31/10/19: Day 1 with Anabelle Nairac
It's finally time to piss off to bluer and subsequently, greener pastures, at least for the duration of a well deserved break, to the Land of the whale sharks, manta rays and lemurs... 
With the work load of late, I was really lucky to have had companions who have literally planned it all, down to the tiniest of details, Anna with the Dive cruise, and Pierre with all the inland activities. All I'm doing is turning up, and enjoying the ride...

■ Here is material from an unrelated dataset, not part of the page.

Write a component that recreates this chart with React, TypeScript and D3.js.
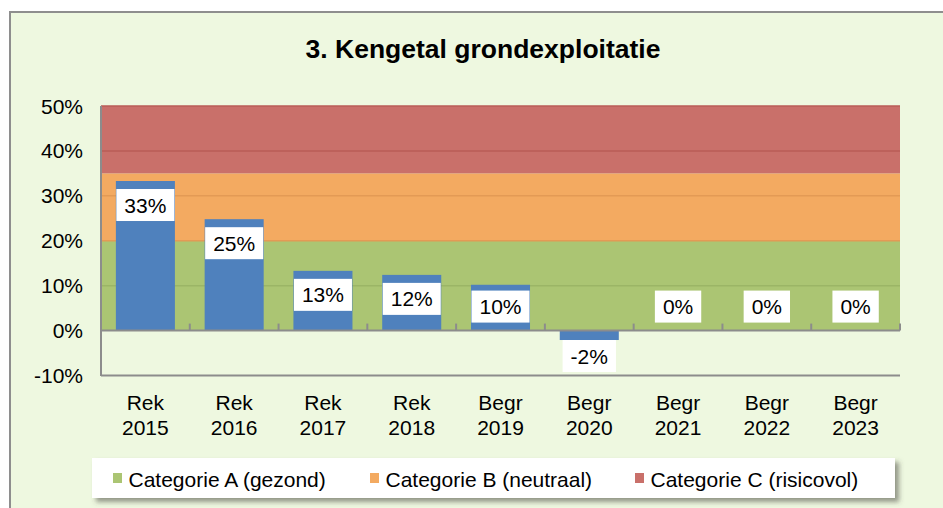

and ahem, forking out the Dosh...!! 
Very Little sleep on the eve of a very early departure, busy sorting, packing, unpacking and repacking gear to meet the weight and size restrictions imposed by the airline. As usual, struggle to travel light, and end up with 50Kgs of gear, split into 3 pieces of luggage! All the snacks that were bought for the duration of the trip had to be left behind
.
The flight got delayed by about 90 mins, and the standby printed on the boarding pass, in place of the seat number, for the connecting flight from Reunion to Nosy Be added to some unwelcome last minute stress. It all worked out in the end, and we were welcome by a huge blast of hot humid air at the exit of the plane in Madagascar. Extremely long queue with lots of immigration red tape, and we're out and greeted by our chauffeur.
The Nosy Be part of Madagascar looks like what I recall of coastal Mauritius some 35 years back, with tiny wooden huts covered by corrugated iron sheet roof. Economy of Nosy Bee is based on Tourism and Ylang Ylang. The Ylang Ylang Plants, planted literally everywhere in sight, by default are huge trees that grow up to 20m tall. However, to ease harvesting of the leaves for the extraction of the essential oils, the trees are cut to about 2 m high, which somehow stunts their growth and cause them to sprout branches that end up growing downwards. Very odd looking result!
Quick stop at the dive centre for the obligatory dive checks, and off we go, to the 'Marina Du Cratere', where we board the divemobile for the next 7 days, a 46/47 footer catamaran fitted with 4 tiny "double" en-suite cabins for the guests. Speaking of en-suite, the toilet/bathroom combo is a minuscule capsule 80 X 130 cms. The tap, fitted with an extensible hose, doubles as a shower rose. Toilet needs an engineering degree to operate, with levers that control valves which direct the flow of water in and out at the business end, and a muscle power driven pump to expel organic wastes to the ocean, and fill the bowl with "fresh" sea water.
Akraam the cook, Baab the captain and Arnaud The divemaster, sleep wherever they feel most comfortale. Depending on the weather and temperature, it could be anywhere from a tiny elevated pad in the corridor leading to the cabins, to the indoor lounge area, to the covered outdoor dining area or even on the stretched tarp.
Last member of our squad is Michel, UW photographer extraordinaire, and one of the pillars of PPIM (Plongee Privee Ile Maurice).
Yummy lunch served on the catamaran comprised of sauteed prawns, potato salad and stir fried carrots, courgette and long beans with Delightfully sweet mango and pineapple slices finish it off for dessert, as we set off for our mouillage for the night, Baie des Russes...Or was it Baie Des Anglais...??? Only Blondes Know for sure... !!! 
Sunset on the catamaran as we cruise along is just F*cking Awesome, and we arrive at Baie Des Russes at nightfall. Probably the quietest place I've ever been to in my whole life. Zero wind, sea completely still. Catamaran seems to be anchored on solid ground, with virtually no movement!
Two huge Thazard (type of fish) caught on the way means dinner is sorted for the day. Akraam whips up Thazard two ways; Carpaccio marinated in citrus, and barely cooked fillets of the catch of the day that the guys claim were delicious. Fresh fruit salad to top it off:) Early nighter, I desperately needed the sleep!